--- START DATA EXCERPT ---
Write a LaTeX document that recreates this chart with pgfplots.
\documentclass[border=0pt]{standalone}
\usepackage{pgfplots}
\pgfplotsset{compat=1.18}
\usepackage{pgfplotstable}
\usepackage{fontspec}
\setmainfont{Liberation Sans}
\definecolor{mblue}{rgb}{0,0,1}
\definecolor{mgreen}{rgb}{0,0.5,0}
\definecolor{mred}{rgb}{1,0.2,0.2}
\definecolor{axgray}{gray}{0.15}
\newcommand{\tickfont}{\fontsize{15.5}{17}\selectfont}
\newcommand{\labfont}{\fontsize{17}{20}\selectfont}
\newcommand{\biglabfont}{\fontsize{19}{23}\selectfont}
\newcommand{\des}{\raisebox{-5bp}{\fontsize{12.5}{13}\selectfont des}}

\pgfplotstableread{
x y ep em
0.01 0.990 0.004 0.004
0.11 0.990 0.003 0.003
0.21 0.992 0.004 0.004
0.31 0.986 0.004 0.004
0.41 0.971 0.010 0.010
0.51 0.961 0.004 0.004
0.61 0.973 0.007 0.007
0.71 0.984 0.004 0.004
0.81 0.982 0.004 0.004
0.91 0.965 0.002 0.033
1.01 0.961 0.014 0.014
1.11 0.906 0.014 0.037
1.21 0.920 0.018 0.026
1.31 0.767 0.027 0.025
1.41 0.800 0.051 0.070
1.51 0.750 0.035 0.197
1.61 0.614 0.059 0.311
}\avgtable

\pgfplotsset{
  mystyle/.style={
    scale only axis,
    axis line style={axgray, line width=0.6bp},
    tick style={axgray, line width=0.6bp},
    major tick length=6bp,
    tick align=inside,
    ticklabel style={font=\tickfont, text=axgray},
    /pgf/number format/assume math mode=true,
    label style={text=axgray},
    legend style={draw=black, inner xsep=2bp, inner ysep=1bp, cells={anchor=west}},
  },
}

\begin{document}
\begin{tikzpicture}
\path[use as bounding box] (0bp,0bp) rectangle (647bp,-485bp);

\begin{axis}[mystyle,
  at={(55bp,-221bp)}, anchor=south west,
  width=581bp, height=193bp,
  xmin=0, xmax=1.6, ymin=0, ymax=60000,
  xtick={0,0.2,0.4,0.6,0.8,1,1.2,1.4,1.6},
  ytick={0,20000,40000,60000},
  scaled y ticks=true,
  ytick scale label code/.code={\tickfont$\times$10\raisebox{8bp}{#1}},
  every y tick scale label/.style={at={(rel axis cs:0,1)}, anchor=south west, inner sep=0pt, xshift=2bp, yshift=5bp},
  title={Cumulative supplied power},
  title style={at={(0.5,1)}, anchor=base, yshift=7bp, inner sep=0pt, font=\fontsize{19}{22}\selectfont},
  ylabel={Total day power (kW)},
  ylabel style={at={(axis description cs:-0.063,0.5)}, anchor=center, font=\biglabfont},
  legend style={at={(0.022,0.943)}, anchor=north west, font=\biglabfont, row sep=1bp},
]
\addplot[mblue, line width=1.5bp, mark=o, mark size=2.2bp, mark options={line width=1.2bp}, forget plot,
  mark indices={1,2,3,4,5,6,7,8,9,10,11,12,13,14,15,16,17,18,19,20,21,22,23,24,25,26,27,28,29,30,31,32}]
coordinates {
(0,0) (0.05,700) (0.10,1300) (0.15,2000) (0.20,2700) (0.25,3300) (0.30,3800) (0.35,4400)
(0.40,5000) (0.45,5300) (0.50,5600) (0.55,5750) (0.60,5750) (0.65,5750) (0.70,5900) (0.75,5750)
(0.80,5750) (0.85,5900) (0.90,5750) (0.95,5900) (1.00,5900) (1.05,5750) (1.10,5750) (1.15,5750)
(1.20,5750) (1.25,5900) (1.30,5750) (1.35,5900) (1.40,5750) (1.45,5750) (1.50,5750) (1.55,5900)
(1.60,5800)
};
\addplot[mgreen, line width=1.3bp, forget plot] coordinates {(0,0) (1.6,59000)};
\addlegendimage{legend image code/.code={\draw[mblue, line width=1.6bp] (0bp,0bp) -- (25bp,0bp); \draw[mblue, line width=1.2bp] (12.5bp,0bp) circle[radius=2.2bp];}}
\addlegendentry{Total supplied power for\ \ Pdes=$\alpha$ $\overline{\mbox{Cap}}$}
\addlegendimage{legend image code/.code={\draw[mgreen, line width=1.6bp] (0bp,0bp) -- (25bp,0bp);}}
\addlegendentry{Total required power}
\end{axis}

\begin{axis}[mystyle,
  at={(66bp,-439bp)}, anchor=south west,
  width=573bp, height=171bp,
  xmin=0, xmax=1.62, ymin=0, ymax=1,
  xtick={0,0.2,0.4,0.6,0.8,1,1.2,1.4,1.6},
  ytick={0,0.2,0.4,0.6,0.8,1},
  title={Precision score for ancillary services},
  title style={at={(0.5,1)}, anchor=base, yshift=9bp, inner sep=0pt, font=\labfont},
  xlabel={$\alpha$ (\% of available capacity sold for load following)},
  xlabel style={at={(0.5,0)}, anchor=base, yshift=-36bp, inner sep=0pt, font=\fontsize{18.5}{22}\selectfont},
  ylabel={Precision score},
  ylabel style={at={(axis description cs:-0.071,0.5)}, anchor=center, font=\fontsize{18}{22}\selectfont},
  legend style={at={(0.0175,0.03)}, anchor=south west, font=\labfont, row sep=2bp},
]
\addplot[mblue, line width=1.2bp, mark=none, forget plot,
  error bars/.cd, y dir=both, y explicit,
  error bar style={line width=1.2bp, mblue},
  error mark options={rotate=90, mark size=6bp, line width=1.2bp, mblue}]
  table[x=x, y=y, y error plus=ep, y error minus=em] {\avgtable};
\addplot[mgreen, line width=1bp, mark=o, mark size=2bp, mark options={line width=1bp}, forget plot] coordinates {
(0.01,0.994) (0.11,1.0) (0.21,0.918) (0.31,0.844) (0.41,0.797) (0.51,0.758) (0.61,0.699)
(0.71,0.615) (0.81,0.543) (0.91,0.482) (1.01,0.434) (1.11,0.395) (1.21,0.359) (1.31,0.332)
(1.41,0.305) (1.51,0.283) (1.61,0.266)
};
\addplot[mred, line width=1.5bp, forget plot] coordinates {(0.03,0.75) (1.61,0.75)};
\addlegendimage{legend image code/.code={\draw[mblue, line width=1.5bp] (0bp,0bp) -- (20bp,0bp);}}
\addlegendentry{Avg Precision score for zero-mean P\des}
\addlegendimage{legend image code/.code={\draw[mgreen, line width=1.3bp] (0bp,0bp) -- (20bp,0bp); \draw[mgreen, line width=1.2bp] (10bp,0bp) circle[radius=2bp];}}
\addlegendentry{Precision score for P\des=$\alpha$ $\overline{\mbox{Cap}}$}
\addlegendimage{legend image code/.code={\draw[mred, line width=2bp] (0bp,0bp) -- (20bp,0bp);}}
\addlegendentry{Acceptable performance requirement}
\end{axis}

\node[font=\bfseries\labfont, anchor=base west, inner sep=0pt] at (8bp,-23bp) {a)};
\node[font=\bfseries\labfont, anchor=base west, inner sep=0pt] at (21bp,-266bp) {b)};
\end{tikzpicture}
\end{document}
--- END DATA EXCERPT ---
EXERCISE:
Write the complete data out, exactly as above.

CORRECT OUTPUT:
Write a LaTeX document that recreates this chart with pgfplots.
\documentclass[border=0pt]{standalone}
\usepackage{pgfplots}
\pgfplotsset{compat=1.18}
\usepackage{pgfplotstable}
\usepackage{fontspec}
\setmainfont{Liberation Sans}
\definecolor{mblue}{rgb}{0,0,1}
\definecolor{mgreen}{rgb}{0,0.5,0}
\definecolor{mred}{rgb}{1,0.2,0.2}
\definecolor{axgray}{gray}{0.15}
\newcommand{\tickfont}{\fontsize{15.5}{17}\selectfont}
\newcommand{\labfont}{\fontsize{17}{20}\selectfont}
\newcommand{\biglabfont}{\fontsize{19}{23}\selectfont}
\newcommand{\des}{\raisebox{-5bp}{\fontsize{12.5}{13}\selectfont des}}

\pgfplotstableread{
x y ep em
0.01 0.990 0.004 0.004
0.11 0.990 0.003 0.003
0.21 0.992 0.004 0.004
0.31 0.986 0.004 0.004
0.41 0.971 0.010 0.010
0.51 0.961 0.004 0.004
0.61 0.973 0.007 0.007
0.71 0.984 0.004 0.004
0.81 0.982 0.004 0.004
0.91 0.965 0.002 0.033
1.01 0.961 0.014 0.014
1.11 0.906 0.014 0.037
1.21 0.920 0.018 0.026
1.31 0.767 0.027 0.025
1.41 0.800 0.051 0.070
1.51 0.750 0.035 0.197
1.61 0.614 0.059 0.311
}\avgtable

\pgfplotsset{
  mystyle/.style={
    scale only axis,
    axis line style={axgray, line width=0.6bp},
    tick style={axgray, line width=0.6bp},
    major tick length=6bp,
    tick align=inside,
    ticklabel style={font=\tickfont, text=axgray},
    /pgf/number format/assume math mode=true,
    label style={text=axgray},
    legend style={draw=black, inner xsep=2bp, inner ysep=1bp, cells={anchor=west}},
  },
}

\begin{document}
\begin{tikzpicture}
\path[use as bounding box] (0bp,0bp) rectangle (647bp,-485bp);

\begin{axis}[mystyle,
  at={(55bp,-221bp)}, anchor=south west,
  width=581bp, height=193bp,
  xmin=0, xmax=1.6, ymin=0, ymax=60000,
  xtick={0,0.2,0.4,0.6,0.8,1,1.2,1.4,1.6},
  ytick={0,20000,40000,60000},
  scaled y ticks=true,
  ytick scale label code/.code={\tickfont$\times$10\raisebox{8bp}{#1}},
  every y tick scale label/.style={at={(rel axis cs:0,1)}, anchor=south west, inner sep=0pt, xshift=2bp, yshift=5bp},
  title={Cumulative supplied power},
  title style={at={(0.5,1)}, anchor=base, yshift=7bp, inner sep=0pt, font=\fontsize{19}{22}\selectfont},
  ylabel={Total day power (kW)},
  ylabel style={at={(axis description cs:-0.063,0.5)}, anchor=center, font=\biglabfont},
  legend style={at={(0.022,0.943)}, anchor=north west, font=\biglabfont, row sep=1bp},
]
\addplot[mblue, line width=1.5bp, mark=o, mark size=2.2bp, mark options={line width=1.2bp}, forget plot,
  mark indices={1,2,3,4,5,6,7,8,9,10,11,12,13,14,15,16,17,18,19,20,21,22,23,24,25,26,27,28,29,30,31,32}]
coordinates {
(0,0) (0.05,700) (0.10,1300) (0.15,2000) (0.20,2700) (0.25,3300) (0.30,3800) (0.35,4400)
(0.40,5000) (0.45,5300) (0.50,5600) (0.55,5750) (0.60,5750) (0.65,5750) (0.70,5900) (0.75,5750)
(0.80,5750) (0.85,5900) (0.90,5750) (0.95,5900) (1.00,5900) (1.05,5750) (1.10,5750) (1.15,5750)
(1.20,5750) (1.25,5900) (1.30,5750) (1.35,5900) (1.40,5750) (1.45,5750) (1.50,5750) (1.55,5900)
(1.60,5800)
};
\addplot[mgreen, line width=1.3bp, forget plot] coordinates {(0,0) (1.6,59000)};
\addlegendimage{legend image code/.code={\draw[mblue, line width=1.6bp] (0bp,0bp) -- (25bp,0bp); \draw[mblue, line width=1.2bp] (12.5bp,0bp) circle[radius=2.2bp];}}
\addlegendentry{Total supplied power for\ \ Pdes=$\alpha$ $\overline{\mbox{Cap}}$}
\addlegendimage{legend image code/.code={\draw[mgreen, line width=1.6bp] (0bp,0bp) -- (25bp,0bp);}}
\addlegendentry{Total required power}
\end{axis}

\begin{axis}[mystyle,
  at={(66bp,-439bp)}, anchor=south west,
  width=573bp, height=171bp,
  xmin=0, xmax=1.62, ymin=0, ymax=1,
  xtick={0,0.2,0.4,0.6,0.8,1,1.2,1.4,1.6},
  ytick={0,0.2,0.4,0.6,0.8,1},
  title={Precision score for ancillary services},
  title style={at={(0.5,1)}, anchor=base, yshift=9bp, inner sep=0pt, font=\labfont},
  xlabel={$\alpha$ (\% of available capacity sold for load following)},
  xlabel style={at={(0.5,0)}, anchor=base, yshift=-36bp, inner sep=0pt, font=\fontsize{18.5}{22}\selectfont},
  ylabel={Precision score},
  ylabel style={at={(axis description cs:-0.071,0.5)}, anchor=center, font=\fontsize{18}{22}\selectfont},
  legend style={at={(0.0175,0.03)}, anchor=south west, font=\labfont, row sep=2bp},
]
\addplot[mblue, line width=1.2bp, mark=none, forget plot,
  error bars/.cd, y dir=both, y explicit,
  error bar style={line width=1.2bp, mblue},
  error mark options={rotate=90, mark size=6bp, line width=1.2bp, mblue}]
  table[x=x, y=y, y error plus=ep, y error minus=em] {\avgtable};
\addplot[mgreen, line width=1bp, mark=o, mark size=2bp, mark options={line width=1bp}, forget plot] coordinates {
(0.01,0.994) (0.11,1.0) (0.21,0.918) (0.31,0.844) (0.41,0.797) (0.51,0.758) (0.61,0.699)
(0.71,0.615) (0.81,0.543) (0.91,0.482) (1.01,0.434) (1.11,0.395) (1.21,0.359) (1.31,0.332)
(1.41,0.305) (1.51,0.283) (1.61,0.266)
};
\addplot[mred, line width=1.5bp, forget plot] coordinates {(0.03,0.75) (1.61,0.75)};
\addlegendimage{legend image code/.code={\draw[mblue, line width=1.5bp] (0bp,0bp) -- (20bp,0bp);}}
\addlegendentry{Avg Precision score for zero-mean P\des}
\addlegendimage{legend image code/.code={\draw[mgreen, line width=1.3bp] (0bp,0bp) -- (20bp,0bp); \draw[mgreen, line width=1.2bp] (10bp,0bp) circle[radius=2bp];}}
\addlegendentry{Precision score for P\des=$\alpha$ $\overline{\mbox{Cap}}$}
\addlegendimage{legend image code/.code={\draw[mred, line width=2bp] (0bp,0bp) -- (20bp,0bp);}}
\addlegendentry{Acceptable performance requirement}
\end{axis}

\node[font=\bfseries\labfont, anchor=base west, inner sep=0pt] at (8bp,-23bp) {a)};
\node[font=\bfseries\labfont, anchor=base west, inner sep=0pt] at (21bp,-266bp) {b)};
\end{tikzpicture}
\end{document}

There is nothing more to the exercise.